Each cell on the tape contains a symbol (typically 0 or 1). The head reads the symbol in the current cell and, based on its set of rules, can perform the following actions:

• Erase the symbol
• Write a new symbol
• Move one cell to the left
• Move one cell to the right

Every Turing machine has a unique set of rules that determines its behavior. For example, one rule might state: "If you read a 0, write a 1 in the current cell, move one cell to the right, and go to rule two." There's also a special rule that tells the machine when to stop running.

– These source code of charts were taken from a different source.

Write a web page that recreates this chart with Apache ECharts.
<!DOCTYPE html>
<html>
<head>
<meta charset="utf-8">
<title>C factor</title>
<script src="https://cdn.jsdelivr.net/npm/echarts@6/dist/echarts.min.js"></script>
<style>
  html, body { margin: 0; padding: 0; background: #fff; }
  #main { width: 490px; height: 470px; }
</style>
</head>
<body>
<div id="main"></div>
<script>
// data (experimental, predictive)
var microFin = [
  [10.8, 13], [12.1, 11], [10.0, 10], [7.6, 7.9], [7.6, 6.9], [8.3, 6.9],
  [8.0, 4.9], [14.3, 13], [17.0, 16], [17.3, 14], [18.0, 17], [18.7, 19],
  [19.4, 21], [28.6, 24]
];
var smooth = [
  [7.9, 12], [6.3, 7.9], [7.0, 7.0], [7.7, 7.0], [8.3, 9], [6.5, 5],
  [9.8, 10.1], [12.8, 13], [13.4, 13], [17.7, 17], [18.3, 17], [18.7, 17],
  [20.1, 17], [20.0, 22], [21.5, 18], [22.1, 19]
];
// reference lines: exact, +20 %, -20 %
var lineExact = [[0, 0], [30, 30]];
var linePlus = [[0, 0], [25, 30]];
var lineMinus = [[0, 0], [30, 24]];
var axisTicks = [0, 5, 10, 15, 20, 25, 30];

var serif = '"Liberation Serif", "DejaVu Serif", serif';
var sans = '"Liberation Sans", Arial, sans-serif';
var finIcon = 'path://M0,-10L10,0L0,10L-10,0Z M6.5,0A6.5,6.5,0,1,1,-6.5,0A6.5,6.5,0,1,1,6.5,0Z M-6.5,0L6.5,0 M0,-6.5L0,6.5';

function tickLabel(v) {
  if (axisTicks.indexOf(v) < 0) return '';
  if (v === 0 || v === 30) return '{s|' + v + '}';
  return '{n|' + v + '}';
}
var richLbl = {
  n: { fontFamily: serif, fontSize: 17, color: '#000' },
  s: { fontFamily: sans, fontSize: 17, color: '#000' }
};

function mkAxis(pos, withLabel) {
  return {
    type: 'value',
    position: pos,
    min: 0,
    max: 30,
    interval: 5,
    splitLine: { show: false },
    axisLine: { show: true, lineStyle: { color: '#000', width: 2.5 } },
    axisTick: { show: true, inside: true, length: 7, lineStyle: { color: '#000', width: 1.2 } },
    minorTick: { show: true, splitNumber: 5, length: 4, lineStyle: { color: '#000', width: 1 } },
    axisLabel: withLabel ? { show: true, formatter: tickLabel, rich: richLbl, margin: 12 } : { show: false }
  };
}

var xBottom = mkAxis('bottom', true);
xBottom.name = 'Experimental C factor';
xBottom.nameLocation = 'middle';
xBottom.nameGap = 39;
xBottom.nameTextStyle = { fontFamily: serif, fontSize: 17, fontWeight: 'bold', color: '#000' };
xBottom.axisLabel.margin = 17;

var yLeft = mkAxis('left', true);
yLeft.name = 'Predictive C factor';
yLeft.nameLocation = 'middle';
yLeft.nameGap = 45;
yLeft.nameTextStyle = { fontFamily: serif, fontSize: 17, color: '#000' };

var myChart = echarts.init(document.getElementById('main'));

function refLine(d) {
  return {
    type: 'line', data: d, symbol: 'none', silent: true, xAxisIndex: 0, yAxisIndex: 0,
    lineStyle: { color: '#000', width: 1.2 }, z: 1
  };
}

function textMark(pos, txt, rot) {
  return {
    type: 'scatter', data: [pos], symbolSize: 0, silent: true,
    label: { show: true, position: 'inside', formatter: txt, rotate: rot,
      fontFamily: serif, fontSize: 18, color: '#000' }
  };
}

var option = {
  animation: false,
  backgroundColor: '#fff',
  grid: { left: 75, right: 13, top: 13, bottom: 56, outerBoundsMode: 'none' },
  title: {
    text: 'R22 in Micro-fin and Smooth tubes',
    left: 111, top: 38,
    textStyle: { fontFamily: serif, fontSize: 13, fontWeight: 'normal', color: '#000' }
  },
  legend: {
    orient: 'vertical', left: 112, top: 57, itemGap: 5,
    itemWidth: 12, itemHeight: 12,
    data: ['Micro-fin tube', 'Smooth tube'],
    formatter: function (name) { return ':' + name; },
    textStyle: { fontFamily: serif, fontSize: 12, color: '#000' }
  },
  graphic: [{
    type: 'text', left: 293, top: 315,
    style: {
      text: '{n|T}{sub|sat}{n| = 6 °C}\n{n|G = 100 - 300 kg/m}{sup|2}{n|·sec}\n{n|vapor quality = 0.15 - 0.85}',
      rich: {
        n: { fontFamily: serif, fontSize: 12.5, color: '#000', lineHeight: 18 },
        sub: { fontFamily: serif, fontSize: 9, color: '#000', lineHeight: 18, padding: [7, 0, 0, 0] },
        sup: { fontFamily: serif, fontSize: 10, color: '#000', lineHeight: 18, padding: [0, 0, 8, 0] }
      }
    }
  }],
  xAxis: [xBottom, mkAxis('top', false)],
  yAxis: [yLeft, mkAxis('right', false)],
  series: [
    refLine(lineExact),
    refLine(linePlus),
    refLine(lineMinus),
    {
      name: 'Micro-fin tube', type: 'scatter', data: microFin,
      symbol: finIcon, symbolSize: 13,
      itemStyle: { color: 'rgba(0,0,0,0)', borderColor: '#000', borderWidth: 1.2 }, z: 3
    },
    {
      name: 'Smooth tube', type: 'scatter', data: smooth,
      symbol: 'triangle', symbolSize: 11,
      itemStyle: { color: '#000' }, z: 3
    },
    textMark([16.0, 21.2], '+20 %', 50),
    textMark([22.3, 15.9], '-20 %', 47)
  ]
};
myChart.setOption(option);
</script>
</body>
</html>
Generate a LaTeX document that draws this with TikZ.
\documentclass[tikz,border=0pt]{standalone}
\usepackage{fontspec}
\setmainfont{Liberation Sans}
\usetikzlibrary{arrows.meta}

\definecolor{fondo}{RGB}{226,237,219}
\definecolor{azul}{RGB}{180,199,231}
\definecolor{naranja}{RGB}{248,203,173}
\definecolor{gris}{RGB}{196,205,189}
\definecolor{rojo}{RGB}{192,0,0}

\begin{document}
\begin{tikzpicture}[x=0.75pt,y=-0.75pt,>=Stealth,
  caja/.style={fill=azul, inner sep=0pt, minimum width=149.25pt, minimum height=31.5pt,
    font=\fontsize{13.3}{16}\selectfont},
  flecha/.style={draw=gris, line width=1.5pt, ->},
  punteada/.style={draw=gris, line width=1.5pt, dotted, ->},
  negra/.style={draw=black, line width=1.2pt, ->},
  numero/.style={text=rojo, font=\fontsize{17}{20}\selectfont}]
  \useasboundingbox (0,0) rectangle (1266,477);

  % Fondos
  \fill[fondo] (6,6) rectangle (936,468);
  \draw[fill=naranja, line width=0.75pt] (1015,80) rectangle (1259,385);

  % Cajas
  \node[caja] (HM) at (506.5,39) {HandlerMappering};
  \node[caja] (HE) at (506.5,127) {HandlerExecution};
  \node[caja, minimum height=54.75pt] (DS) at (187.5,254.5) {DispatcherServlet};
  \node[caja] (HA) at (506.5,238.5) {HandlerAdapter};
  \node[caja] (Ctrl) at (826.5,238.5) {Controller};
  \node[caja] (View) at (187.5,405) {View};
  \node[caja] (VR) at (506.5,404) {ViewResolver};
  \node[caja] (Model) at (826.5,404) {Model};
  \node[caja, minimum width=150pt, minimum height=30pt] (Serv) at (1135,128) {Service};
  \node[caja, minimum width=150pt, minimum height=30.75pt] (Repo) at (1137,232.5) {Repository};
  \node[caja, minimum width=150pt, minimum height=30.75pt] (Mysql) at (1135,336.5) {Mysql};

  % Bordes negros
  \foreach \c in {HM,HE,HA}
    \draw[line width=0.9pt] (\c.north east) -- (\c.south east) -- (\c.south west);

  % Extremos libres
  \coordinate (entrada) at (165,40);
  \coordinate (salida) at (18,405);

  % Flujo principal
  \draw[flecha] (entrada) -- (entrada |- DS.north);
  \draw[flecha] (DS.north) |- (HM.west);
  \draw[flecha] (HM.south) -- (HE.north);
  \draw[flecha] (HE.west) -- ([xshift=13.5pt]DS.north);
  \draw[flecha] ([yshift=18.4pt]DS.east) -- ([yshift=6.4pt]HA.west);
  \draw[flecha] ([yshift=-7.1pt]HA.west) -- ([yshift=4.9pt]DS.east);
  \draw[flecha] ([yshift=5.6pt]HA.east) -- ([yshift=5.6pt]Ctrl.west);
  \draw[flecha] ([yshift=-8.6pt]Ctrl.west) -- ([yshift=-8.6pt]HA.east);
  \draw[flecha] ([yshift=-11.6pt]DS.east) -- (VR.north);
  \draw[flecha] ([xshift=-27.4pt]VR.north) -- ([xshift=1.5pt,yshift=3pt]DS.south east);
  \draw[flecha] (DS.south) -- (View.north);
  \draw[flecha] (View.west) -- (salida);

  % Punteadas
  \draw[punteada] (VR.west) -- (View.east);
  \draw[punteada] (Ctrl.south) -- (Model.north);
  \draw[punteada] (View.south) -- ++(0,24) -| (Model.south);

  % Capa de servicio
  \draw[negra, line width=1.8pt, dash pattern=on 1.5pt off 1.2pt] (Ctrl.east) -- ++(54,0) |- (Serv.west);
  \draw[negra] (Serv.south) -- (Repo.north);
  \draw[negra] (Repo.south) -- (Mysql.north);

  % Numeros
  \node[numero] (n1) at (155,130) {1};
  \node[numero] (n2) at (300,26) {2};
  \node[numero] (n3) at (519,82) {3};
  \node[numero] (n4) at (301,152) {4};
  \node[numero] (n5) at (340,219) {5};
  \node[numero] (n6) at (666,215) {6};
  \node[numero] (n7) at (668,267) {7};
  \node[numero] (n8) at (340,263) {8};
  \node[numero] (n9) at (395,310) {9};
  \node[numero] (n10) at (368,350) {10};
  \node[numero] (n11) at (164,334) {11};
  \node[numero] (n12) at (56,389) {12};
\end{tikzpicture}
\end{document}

Turing machines can have any fixed number of rules, from just one to hundreds or even thousands. Generally, the more rules a Turing machine has, the more complex computations it can perform.

The Busy Beaver Game

Radó's insight was to turn the search for the limits of computation into a game. He called it the Busy Beaver game, and it works like this:

1. Group Turing machines by their number of rules (e.g., all one-rule machines, all two-rule machines, etc.)
2. For each group, find the machine that runs for the longest time before halting
3. The number of steps this machine takes before halting is called its Busy Beaver number (BBN)

Radó named these machines "Busy Beavers" because of how they tirelessly forage along the tape before eventually halting.

Here are some examples of Busy Beaver numbers:

• BB(1) = 1 (A one-rule Turing machine can only halt immediately)
• BB(2) = 6 (The busiest two-rule Turing machine runs for 6 steps before halting)

What Radó discovered was profound: finding Busy Beavers and their corresponding Busy Beaver numbers is uncomputable. There's no general algorithm or formula a computer can use to find them. The only way to find a Busy Beaver is to manually examine each machine, one by one, and see how long they run.

The Connection to Famous Mathematical Problems

What makes the Busy Beaver problem so intriguing is its connection to some of mathematics' most famous unsolved problems. Let's look at one such problem: the Goldbach conjecture.

The Goldbach conjecture states that every even integer greater than two can be expressed as the sum of two prime numbers. For example:

• 4 = 2 + 2
• 6 = 3 + 3
• 8 = 3 + 5
• 10 = 5 + 5
• 28 = 17 + 11

Despite its apparent simplicity, this conjecture has defied proof for almost 300 years. We know it's true for all even numbers up to 4 * 10^18, but mathematicians need a logical proof that it's true for all even integers.

Here's where Busy Beavers come in. Imagine writing a computer program that checks every even integer, starting from 4, one by one. This program would halt only if it finds a number that cannot be written as the sum of two primes. Such a program can be implemented as a 27-rule Turing machine.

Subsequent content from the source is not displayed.